Yes, data augmentation can degrade model performance if not applied thoughtfully. Data augmentation is a technique used to artificially increase the size of a dataset by creating modified versions of existing data points. While it can be beneficial for improving model robustness and reducing overfitting, the changes must closely match the real-world variations a model will encounter. If the augmentations introduce unrealistic alterations or noise, the model may struggle to learn the essential features necessary for accurate predictions.
For instance, consider an image classification task where images of cats and dogs are augmented by randomly cropping or rotating them. If the transformations are too aggressive—such as flipping an image upside down or applying extreme color changes—the resulting images may no longer represent cats or dogs accurately. As a result, when the model encounters these augmented images during training, it may learn incorrect patterns that do not generalize well, leading to poorer performance on actual unseen data.

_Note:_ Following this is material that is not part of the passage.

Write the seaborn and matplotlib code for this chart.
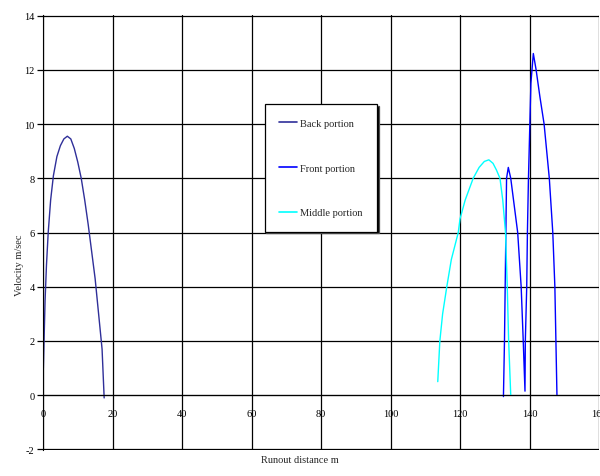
import numpy as np
import pandas as pd
import seaborn as sns
import matplotlib.pyplot as plt

# values
back_x = [0.1, 0.3, 0.6, 1.0, 1.5, 2.2, 3.0, 4.0, 5.0, 6.0, 7.0, 8.0, 9.0,
          10.0, 11.0, 12.0, 13.0, 14.0, 15.0, 16.0, 17.0, 17.6]
back_v = [1.0, 2.0, 3.5, 4.8, 6.0, 7.2, 8.1, 8.8, 9.2, 9.45, 9.55, 9.45, 9.1,
          8.6, 8.0, 7.2, 6.3, 5.3, 4.3, 3.0, 1.7, -0.1]

front_x = [132.5, 132.8, 133.0, 133.2, 133.4, 133.9, 134.6, 135.6, 136.6,
           137.6, 138.2, 138.7, 138.8, 139.2, 139.4, 139.7, 140.1, 140.4,
           141.1, 141.9, 143.0, 144.2, 145.7, 146.7, 147.3, 147.6, 147.9]
front_v = [-0.05, 2.0, 4.0, 6.0, 8.0, 8.4, 8.0, 7.0, 6.0, 4.0, 2.0, 0.15, 2.0,
           4.0, 6.0, 8.0, 10.0, 11.5, 12.6, 12.0, 11.0, 10.0, 8.0, 6.0, 4.0,
           2.0, 0.0]

middle_x = [113.6, 114.2, 115.0, 116.2, 117.5, 119.5, 120.0, 121.5, 123.8,
            125.5, 127.0, 128.3, 129.5, 130.5, 131.5, 132.3, 133.1, 133.6,
            134.0, 134.6]
middle_v = [0.5, 2.0, 3.0, 4.0, 5.0, 6.0, 6.5, 7.2, 8.0, 8.4, 8.62, 8.68,
            8.55, 8.3, 8.0, 7.2, 6.0, 4.0, 2.0, 0.0]

portions = ["Back portion", "Front portion", "Middle portion"]
colors = ["#2f2f99", "#0000ff", "#00ffff"]

df = pd.concat([
    pd.DataFrame({"dist": back_x, "vel": back_v, "portion": portions[0]}),
    pd.DataFrame({"dist": front_x, "vel": front_v, "portion": portions[1]}),
    pd.DataFrame({"dist": middle_x, "vel": middle_v, "portion": portions[2]}),
])

sns.set_style("white")
plt.rcParams["font.family"] = ["Liberation Serif", "DejaVu Serif"]
plt.rcParams["font.size"] = 7.5
plt.rcParams["axes.unicode_minus"] = False

fig = plt.figure(figsize=(6.0, 4.77), dpi=100)
ax = fig.add_axes([43 / 600, 1 - 451 / 477, 556 / 600, 435 / 477])

sns.lineplot(data=df, x="dist", y="vel", hue="portion", hue_order=portions,
             palette=dict(zip(portions, colors)), sort=False, estimator=None,
             linewidth=1.0, ax=ax)

ax.set_xlim(0, 160)
ax.set_ylim(-2.02, 14.02)
ax.set_xticks(np.arange(0, 161, 20))
ax.set_yticks(np.arange(-2, 15, 2))
ax.grid(True, color="black", linewidth=0.9)
ax.set_axisbelow(True)

for s in ["top", "right"]:
    ax.spines[s].set_visible(False)
ax.spines["bottom"].set_position(("data", 0))
ax.spines["left"].set_color("black")
ax.spines["bottom"].set_color("black")
ax.tick_params(axis="x", length=0, pad=10, colors="black")
ax.tick_params(axis="y", length=4, width=0.9, direction="out", pad=2,
               colors="black", left=True)

ax.set_xlabel("Runout distance m")
ax.set_ylabel("Velocity m/sec")
ax.xaxis.set_label_coords((300 - 43) / 556, -0.012)
ax.yaxis.set_label_coords(-0.034, (451 - 265) / 435)

leg = ax.legend(loc="upper left", bbox_to_anchor=(0.399, 0.795),
                frameon=True, fancybox=False, labelspacing=3.4,
                handlelength=1.7, handletextpad=0.3, borderpad=1.4,
                borderaxespad=0, fontsize=7.5,
                shadow={"ox": 1.0, "oy": -1.0, "facecolor": "black",
                        "alpha": 1})
leg.get_frame().set_edgecolor("black")
leg.get_frame().set_linewidth(0.9)
leg.get_frame().set_alpha(1)
for line in leg.get_lines():
    line.set_linewidth(1.2)

fig.savefig("out.png", dpi=100)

Moreover, the choice of augmentation should align with the specific characteristics of the dataset and the task at hand. In a scenario where a small dataset is augmented too heavily, it could lead to overfitting to these augmented examples instead of the underlying real data distribution. Therefore, careful selection and tuning of augmentation strategies are essential to ensure they enhance rather than hinder model performance. Monitoring metrics on validation sets can help determine if the changes lead to improvements or degradation over time.